Task statement:
Extract the run of lines that starts at the top of the records below and ends at the line with "const yTicks = [0, 10, 20, 30, 40, 50, 60];", keeping both ends and excluding pictures.
START
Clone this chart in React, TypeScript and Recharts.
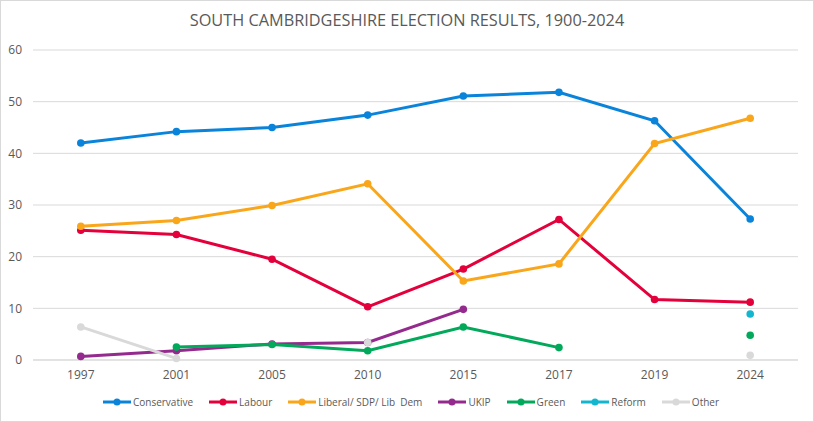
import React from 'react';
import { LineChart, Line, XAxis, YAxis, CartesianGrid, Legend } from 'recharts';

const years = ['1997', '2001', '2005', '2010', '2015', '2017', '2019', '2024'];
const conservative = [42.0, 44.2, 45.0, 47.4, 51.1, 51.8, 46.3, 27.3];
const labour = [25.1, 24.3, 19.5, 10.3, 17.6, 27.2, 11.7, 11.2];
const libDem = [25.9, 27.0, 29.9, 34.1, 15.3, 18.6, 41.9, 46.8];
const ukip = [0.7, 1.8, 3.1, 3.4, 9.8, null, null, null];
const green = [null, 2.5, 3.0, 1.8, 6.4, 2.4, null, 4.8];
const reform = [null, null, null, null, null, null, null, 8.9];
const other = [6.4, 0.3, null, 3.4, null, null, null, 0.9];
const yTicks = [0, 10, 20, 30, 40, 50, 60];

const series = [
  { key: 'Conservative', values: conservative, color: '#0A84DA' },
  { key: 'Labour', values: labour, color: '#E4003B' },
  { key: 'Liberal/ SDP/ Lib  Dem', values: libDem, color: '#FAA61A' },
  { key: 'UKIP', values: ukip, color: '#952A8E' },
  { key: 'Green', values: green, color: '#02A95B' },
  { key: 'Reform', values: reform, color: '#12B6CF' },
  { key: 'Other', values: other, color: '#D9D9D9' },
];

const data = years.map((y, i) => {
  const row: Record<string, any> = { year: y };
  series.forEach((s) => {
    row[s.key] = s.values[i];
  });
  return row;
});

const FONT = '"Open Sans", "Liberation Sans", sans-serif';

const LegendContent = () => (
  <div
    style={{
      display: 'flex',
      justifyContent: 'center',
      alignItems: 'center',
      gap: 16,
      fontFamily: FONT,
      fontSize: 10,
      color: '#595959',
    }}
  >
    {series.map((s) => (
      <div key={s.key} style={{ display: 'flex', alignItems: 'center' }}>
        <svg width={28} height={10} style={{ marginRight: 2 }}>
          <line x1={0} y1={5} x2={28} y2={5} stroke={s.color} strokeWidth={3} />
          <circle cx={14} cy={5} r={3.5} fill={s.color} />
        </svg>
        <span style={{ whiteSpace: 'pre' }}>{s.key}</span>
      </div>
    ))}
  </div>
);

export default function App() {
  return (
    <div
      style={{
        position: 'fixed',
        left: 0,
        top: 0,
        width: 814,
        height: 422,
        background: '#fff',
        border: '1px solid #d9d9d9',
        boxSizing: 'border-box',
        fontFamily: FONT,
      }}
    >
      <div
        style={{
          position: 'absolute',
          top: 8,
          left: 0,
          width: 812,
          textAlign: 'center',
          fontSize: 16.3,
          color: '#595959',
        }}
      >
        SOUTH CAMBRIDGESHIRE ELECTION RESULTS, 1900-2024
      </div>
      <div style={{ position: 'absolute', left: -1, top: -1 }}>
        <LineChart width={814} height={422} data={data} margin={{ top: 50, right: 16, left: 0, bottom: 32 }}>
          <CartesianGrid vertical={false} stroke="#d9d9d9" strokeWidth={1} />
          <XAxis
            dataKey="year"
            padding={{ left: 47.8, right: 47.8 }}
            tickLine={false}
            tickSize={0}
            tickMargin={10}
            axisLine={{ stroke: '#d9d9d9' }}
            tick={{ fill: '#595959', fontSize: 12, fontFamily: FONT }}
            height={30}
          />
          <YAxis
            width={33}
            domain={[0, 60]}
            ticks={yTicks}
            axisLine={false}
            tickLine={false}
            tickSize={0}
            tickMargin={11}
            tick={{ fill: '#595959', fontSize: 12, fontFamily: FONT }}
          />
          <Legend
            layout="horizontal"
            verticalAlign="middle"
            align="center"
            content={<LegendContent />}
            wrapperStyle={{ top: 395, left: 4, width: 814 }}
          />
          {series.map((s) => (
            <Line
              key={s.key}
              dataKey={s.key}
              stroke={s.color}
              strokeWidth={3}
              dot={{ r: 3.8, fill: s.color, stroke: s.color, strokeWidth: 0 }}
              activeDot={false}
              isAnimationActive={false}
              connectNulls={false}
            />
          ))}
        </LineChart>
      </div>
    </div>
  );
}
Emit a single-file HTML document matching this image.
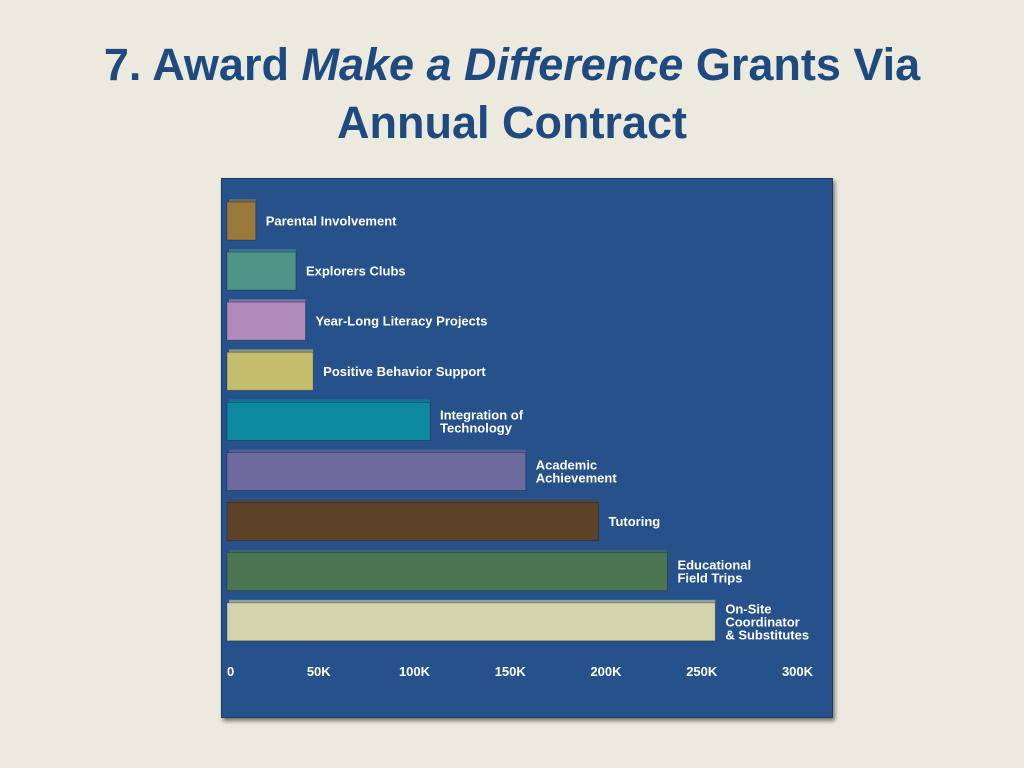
END
Problem solution:
Clone this chart in React, TypeScript and Recharts.
import React from 'react';
import { LineChart, Line, XAxis, YAxis, CartesianGrid, Legend } from 'recharts';

const years = ['1997', '2001', '2005', '2010', '2015', '2017', '2019', '2024'];
const conservative = [42.0, 44.2, 45.0, 47.4, 51.1, 51.8, 46.3, 27.3];
const labour = [25.1, 24.3, 19.5, 10.3, 17.6, 27.2, 11.7, 11.2];
const libDem = [25.9, 27.0, 29.9, 34.1, 15.3, 18.6, 41.9, 46.8];
const ukip = [0.7, 1.8, 3.1, 3.4, 9.8, null, null, null];
const green = [null, 2.5, 3.0, 1.8, 6.4, 2.4, null, 4.8];
const reform = [null, null, null, null, null, null, null, 8.9];
const other = [6.4, 0.3, null, 3.4, null, null, null, 0.9];
const yTicks = [0, 10, 20, 30, 40, 50, 60];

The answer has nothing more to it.